Sunday, December 18, 2022

FloatNeuralNet on the MNIST set, and checkpointing

 Since I've been experimenting with neural nets on an "unnatural" example, I've been wondering, how would the things I've tried work on a more natural one. So I've made a demo for the MNIST example of recognizing the handwritten digits from ZIP codes. It's implemented in the branch https://sourceforge.net/p/triceps/code/1776/tree/ , in the file nn/demo/d_FnnZip.cpp.

The code looks for the MNIST files that can be downloaded from https://hastie.su.domains/StatLearnSparsity_files/DATA/zipcode.html placed in any ancestor directory's subdirectory "zipnn" (so I usually put it next to Triceps's top directory). 

The original files are scans with 16x16 dots per digit but it has turned out to be rather slow in processing, so I've made the demo downscale them to 8x8 before processing. 

Another thing that was rather disappointing was that I didn't save the state of a trained NN before. It's OK for small and quick training but with a slower and longer one, the results really need to be preserved. So I've added the FloatNeuralNet methods checkpoint() to dump the state to a file and uncheckpoint() to get it back. It can also be used creatively to do some training with some settings and then load it into an instance with different settings to see if something would improve.

With 8x8, it's 64 inputs, and 10 outputs for 10 recognized digits, and as a baseline I've used 2 inner layers of 64 neurons each: 64->64->64->10. But I've experimented with more and fewer neurons, and more layers.

So, what are the observed results?

First, the RELU variations work quite decently, probably because the original data is already centered on the [-1, 1] range. 

The larger models are slower to train, nor just in execution time per pass, but also each pass makes a smaller improvement.

The web page talks that it's a hard problem and the error rate on the test set at 2.5% is very good. Well, the best I could do so far is about 5%. The problem with this data set is that the test set differs a good deal from the training set.

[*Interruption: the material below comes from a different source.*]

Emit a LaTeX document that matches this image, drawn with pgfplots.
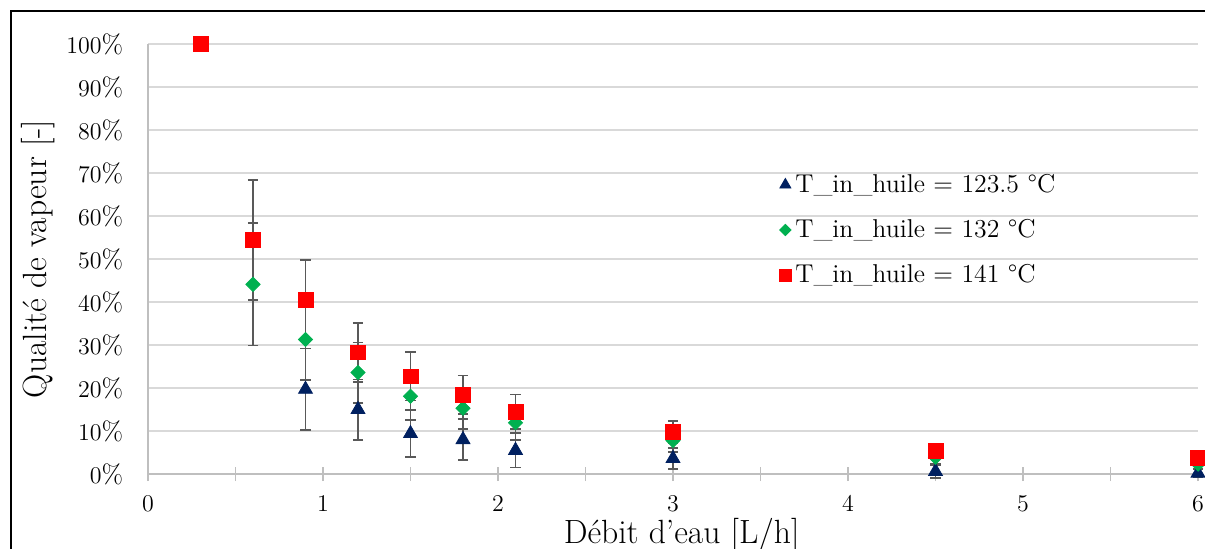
\documentclass[border=0pt]{standalone}
\usepackage{pgfplots}
\pgfplotsset{compat=1.18}
\usepackage{pgfplotstable}
\definecolor{cblue}{HTML}{002060}
\definecolor{cgreen}{HTML}{00B050}
\definecolor{cred}{HTML}{FF0000}
\definecolor{errc}{HTML}{595959}
\definecolor{gridc}{HTML}{D9D9D9}
\definecolor{axc}{HTML}{BFBFBF}

\pgfplotstableread{
x y e
0.9 19.7 9.5
1.2 15.0 7.0
1.5 9.4 5.4
1.8 8.0 4.7
2.1 5.5 4.0
3.0 3.6 2.5
4.5 0.6 1.5
6.0 0.2 1.0
}\tblue
\pgfplotstableread{
x y e
0.6 44.1 14.2
0.9 31.3 9.4
1.2 23.6 7.0
1.5 18.1 5.5
1.8 15.3 4.8
2.1 11.9 4.0
3.0 7.8 2.6
4.5 3.9 1.5
6.0 2.3 1.0
}\tgreen
\pgfplotstableread{
x y e
0.3 100.0 0
0.6 54.4 14.0
0.9 40.5 9.2
1.2 28.3 6.9
1.5 22.7 5.6
1.8 18.4 4.5
2.1 14.5 4.0
3.0 9.7 2.6
4.5 5.4 1.6
6.0 3.7 1.0
}\tred

\pgfplotsset{errplot/.style={forget plot, only marks, mark=-, mark size=0pt, color=errc, line width=0.9pt,
  error bars/.cd, y dir=both, y explicit, error mark=-,
  error bar style={color=errc, line width=0.9pt},
  error mark options={rotate=90, color=errc, line width=0.9pt, mark size=2.6pt}}}

\begin{document}
\begin{tikzpicture}
\begin{axis}[
  at={(74pt,37pt)}, anchor=south west,
  scale only axis, width=525pt, height=215pt,
  xmin=0, xmax=6, ymin=0, ymax=100,
  clip=false,
  axis x line=bottom, axis y line=left,
  axis line style={draw=axc, line width=0.75pt, -},
  xtick={0,1,...,6},
  minor xtick={0.5,1.5,2.5,3.5,4.5,5.5},
  ytick={0,10,...,100},
  ymajorgrids,
  grid style={draw=gridc, line width=0.75pt},
  tick align=center,
  major tick length=7pt, minor tick length=7pt,
  xtick style={draw=axc, line width=0.75pt},
  minor x tick style={draw=axc, line width=0.75pt},
  ytick style={draw=none},
  yticklabel={$\pgfmathprintnumber{\tick}$\%},
  tick label style={font=\fontsize{13.2}{15}\selectfont},
  yticklabel style={anchor=east, xshift=-5.4pt},
  xticklabel style={anchor=base, yshift=-15pt},
  xlabel={Débit d'eau [L/h]},
  ylabel={Qualité de vapeur [-]},
  xlabel style={at={(axis description cs:0.5082,-0.161)}, anchor=base, font=\fontsize{16.8}{20}\selectfont},
  ylabel style={at={(axis description cs:-0.0966,0.5)}, anchor=base, font=\fontsize{16.8}{20}\selectfont},
  legend style={draw=none, fill=none, at={(axis description cs:0.601,0.5674)}, anchor=west,
    font=\fontsize{12.9}{15}\selectfont, row sep=8pt, inner sep=0pt},
  legend cell align=left,
  legend image code/.code={\draw[mark repeat=2,mark phase=2,#1,every mark/.append style={scale=0.8}] plot coordinates {(-4pt,0pt) (0pt,0pt) (4pt,0pt)};},
]
\addplot[errplot] table[x=x, y=y, y error=e]{\tblue};
\addplot[errplot] table[x=x, y=y, y error=e]{\tgreen};
\addplot[errplot] table[x=x, y=y, y error=e]{\tred};
\addplot[only marks, mark=triangle*, mark size=4pt, draw=cblue, fill=cblue] table[x=x, y=y]{\tblue};
\addlegendentry{T\_in\_huile = 123.5 °C}
\addplot[only marks, mark=square*, mark size=2.5pt, mark options={rotate=45}, draw=cgreen, fill=cgreen] table[x=x, y=y]{\tgreen};
\addlegendentry{T\_in\_huile = 132 °C}
\addplot[only marks, mark=square*, mark size=3.7pt, draw=cred, fill=cred] table[x=x, y=y]{\tred};
\addlegendentry{T\_in\_huile = 141 °C}
\end{axis}
\draw[black, line width=1pt] (5.5pt,-10pt) -- (5.5pt,268.5pt) -- (620pt,268.5pt);
\pgfresetboundingbox
\useasboundingbox (0,0) rectangle (602.5pt,274pt);
\end{tikzpicture}
\end{document}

So when the training set gets to a mean square error of 0.07 and the error rate of 0.5% (and keeps improving),  the test set gets stuck at a mean square error of 0.2 and error rate of about 5%. Worse yet, as the error rate on the training set keeps getting a little better, on the test set it gets a little worse. Which means that the NN makes a close fit for the training data, it doesn't fit the test data. So I've tried to reduce the number of neurons per layer to 32, and the result got a little worse overall, and it still does this divergence between training and test data.

The CORNER activation showed not spectacularly but decently. Since it has a "mini-layer" on top of each normal layer, I was able to remove one layer to sizes 64->64->10, and it did just a little better than LEAKY_RELY in 64->64->64->10, and each pass got computed faster. In fact, the best seen error rate of 5%  came with CORNER at about 10K passes and then deteriorated a little to about 5.3% at 20K passes, while the best I've seen with LEAKY_RELU is 5.5%. But those small differences may also be due to randomness. I've used the same starting point in the random number generation but with the different number of weights it plays out a bit different. Adding an extra layer with CORNER brings the training mean square error to below 0.05 and error rate down to below 0.3%, and even the test mean square error goes below 0.2 (which it didn't do in other combinations), but the test error rate stays at about 5.6%, so it's improving the fit but still overfitting worse than without the extra layer.

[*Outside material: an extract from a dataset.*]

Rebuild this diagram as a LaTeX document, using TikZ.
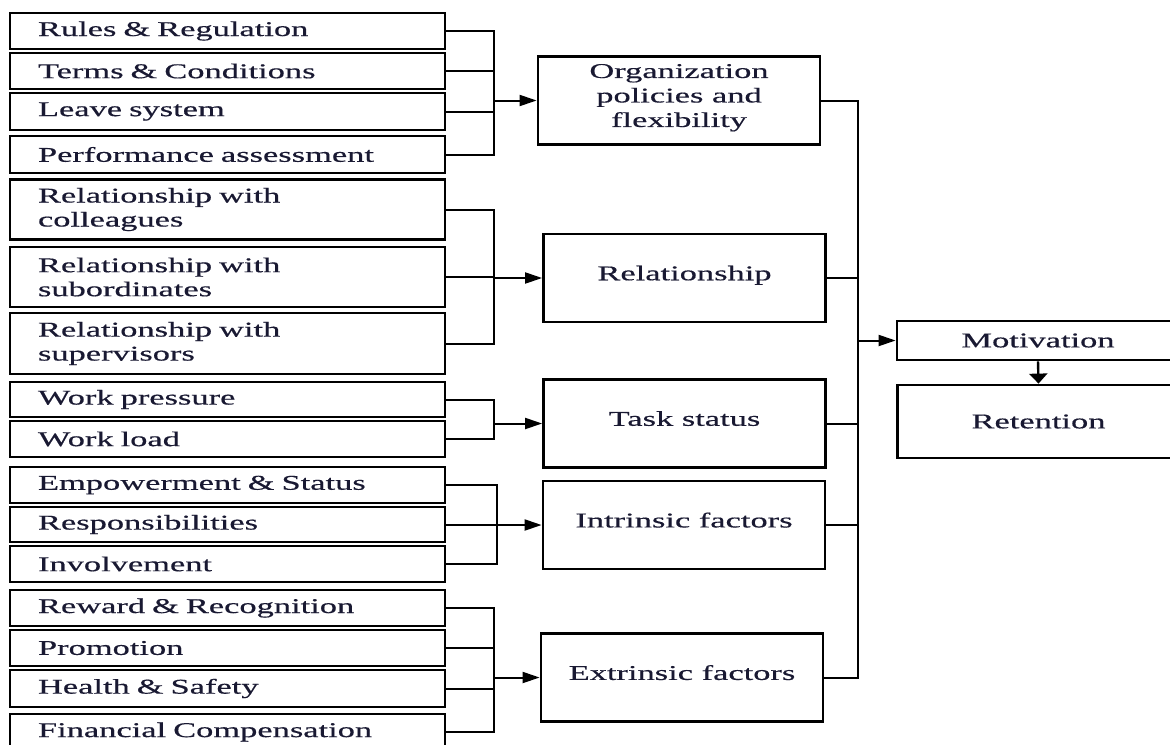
\documentclass[tikz,border=0pt]{standalone}
\usepackage{fontspec}
\setmainfont{Liberation Serif}[FakeStretch=1.64, FakeBold=0.5]
\usetikzlibrary{arrows.meta, positioning}
\usepackage{xcolor}
\definecolor{inkcolor}{RGB}{25,25,50}
\tikzset{
  factor/.style  = {draw, line width=1.4pt, rectangle, minimum width=217.5pt,
                    text width=189.5pt, align=left, inner xsep=14pt, inner ysep=0pt,
                    font=\fontsize{10.5}{12}\selectfont, text=inkcolor},
  group/.style   = {draw, line width=1.4pt, rectangle, minimum width=141pt,
                    minimum height=44pt, align=center, inner sep=0pt, text depth=5pt,
                    font=\fontsize{10.5}{12.25}\selectfont, text=inkcolor},
  outcome/.style = {draw, line width=1.4pt, rectangle, minimum width=141pt,
                    align=center, inner sep=0pt,
                    font=\fontsize{10.5}{12.25}\selectfont, text=inkcolor},
  link/.style    = {line width=1pt},
  arrow/.style   = {-{Triangle[length=8.5pt, width=5.5pt]}, line width=1pt},
  downarrow/.style = {-{Triangle[length=5pt, width=9pt]}, line width=1.2pt},
}

\begin{document}
\begin{tikzpicture}[x=0.5pt, y=-0.5pt]
  \clip (0,0) rectangle (1170,744);
  % factors on the left
  \foreach \n/\y/\h/\lbl in {r1/31/18pt/Rules \& Regulation,
                              r2/71/18pt/Terms \& Conditions,
                              r3/111.5/18.5pt/Leave system,
                              r4/154.5/18.5pt/Performance assessment,
                              r5/209.5/30pt/{Relationship with\\colleagues},
                              r6/277/30pt/{Relationship with\\subordinates},
                              r7/343.5/30.5pt/{Relationship with\\supervisors},
                              r8/399.5/17.5pt/Work pressure,
                              r9/439/18pt/Work load,
                              r10/485/18pt/Empowerment \& Status,
                              r11/524.5/17.5pt/Responsibilities,
                              r12/564/18pt/Involvement,
                              r13/608/18pt/Reward \& Recognition,
                              r14/648/18pt/Promotion,
                              r15/688.5/18.5pt/Health \& Safety,
                              r16/732/18pt/Financial Compensation} {
    \node[factor, minimum height=\h] (\n) at (227.5,\y) {\lbl};
  }
  % grouped factors
  \node[group] (org)  at (679,100.5)   {Organization\\policies and\\flexibility};
  \node[group] (rel)  at (684.5,278)   {Relationship};
  \node[group] (task) at (684.5,423.5) {Task status};
  \node[group] (intr) at (684,525)     {Intrinsic factors};
  \node[group] (extr) at (682,677.5)   {Extrinsic factors};
  % outcomes
  \node[outcome, minimum height=19.5pt] (mot) at (1038,340.5)   {Motivation};
  \node[outcome, minimum height=36.5pt] (ret) at (1038.5,421.5) {Retention};
  % bracket columns
  \coordinate (b1) at (494,0);
  \coordinate (b4) at (497,0);
  \coordinate (trunk) at (858,0);
  % brackets into the groups
  \draw[link] (r1.east) -| (b1 |- r4.east) -- (r4.east);
  \foreach \n in {r2, r3} \draw[link] (\n.east) -- (b1 |- \n.east);
  \draw[arrow] (b1 |- org.west) -- (org.west);
  \draw[link] (r5.east) -| (b1 |- r7.east) -- (r7.east);
  \draw[link] (r6.east) -- (b1 |- r6.east);
  \draw[arrow] (b1 |- rel.west) -- (rel.west);
  \draw[link] (r8.east) -| (b1 |- r9.east) -- (r9.east);
  \draw[arrow] (b1 |- task.west) -- (task.west);
  \draw[link] (r10.east) -| (b4 |- r12.east) -- (r12.east);
  \draw[link] (r11.east) -- (b4 |- r11.east);
  \draw[arrow] (b4 |- intr.west) -- (intr.west);
  \draw[link] (r13.east) -| (b1 |- r16.east) -- (r16.east);
  \foreach \n in {r14, r15} \draw[link] (\n.east) -- (b1 |- \n.east);
  \draw[arrow] (b1 |- extr.west) -- (extr.west);
  % groups into motivation
  \draw[link] (org.east) -| (trunk |- extr.east) -- (extr.east);
  \foreach \g in {rel, task, intr} \draw[link] (\g.east) -- (trunk |- \g.east);
  \draw[arrow] (trunk |- mot.west) -- (mot.west);
  \draw[downarrow] (mot.south) -- (ret.north);
\end{tikzpicture}
\end{document}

With the 32-neuron middle layers, the test error rate gets a bit worse, around 6.6%  after 20K passes of training. 

I've thought that maybe one of the sources of trouble is that with the inputs having absolute values less than 1, and with all the weights less than 1, it might be hard to produce the outputs of +-1. So I've tried to set the expected outputs to +-0.1, and it really made no difference. Increasing the maximum weight limits to +-100 didn't make a whole lot of a difference either (but made things slightly slower to train). Interestingly, taking a trained model with limits of +-100 and trying to continue training it with limits of +-1 produces a quite bad result that has a hard time digging out of the suboptimal point.

Applying the changes after each training case vs at the end of the pass didn't make a noticeable difference either. I'm thinking that applying at the end of the pass should provide an obvious way for parallelization: compute the partitioned set of training cases in multiple threads, each one summing up its own copy of the gradients, and then sum the partial per-thread results together.

Using the "floor" option that makes the sign-flipping of the weights more "structured" (on the first push it stops at the same sign but a small non-0 value, on the second push it switches the sign of that small value, and on the following pushes it would grow with the switched sign) made the training a little slower.

The automatic training rate estimation didn't work well at all and I don't know yet how to fix it.

What things to try next?

One obvious thing to combat overfitting would be to try some batching, and it should make the processing faster too.

Another idea I've got is that for a classifier that chooses only one category (the one with highest value), it's more important that the right neuron gets the highest output than to hit the target values exactly. So maybe taking a page from Adaboost's book, the training cases that produce the right highest output should have their gradients reduced (since they are "already right"), to give the training cases that are still wrong a higher relative weight for the next move.

And the next idea yet would be to try the convolution, which would be another step in adding complexity.

P.S. I've tried the batching. It made the error rate worse, and the larger the batch size the worse it gets. A kind of good news is that it worsened the training error rate more than the test error rate, so it definitely works against the overfitting, at least kind of and somewhat. Well, the training error rate is still lower than the test one, but with a lower relation between them.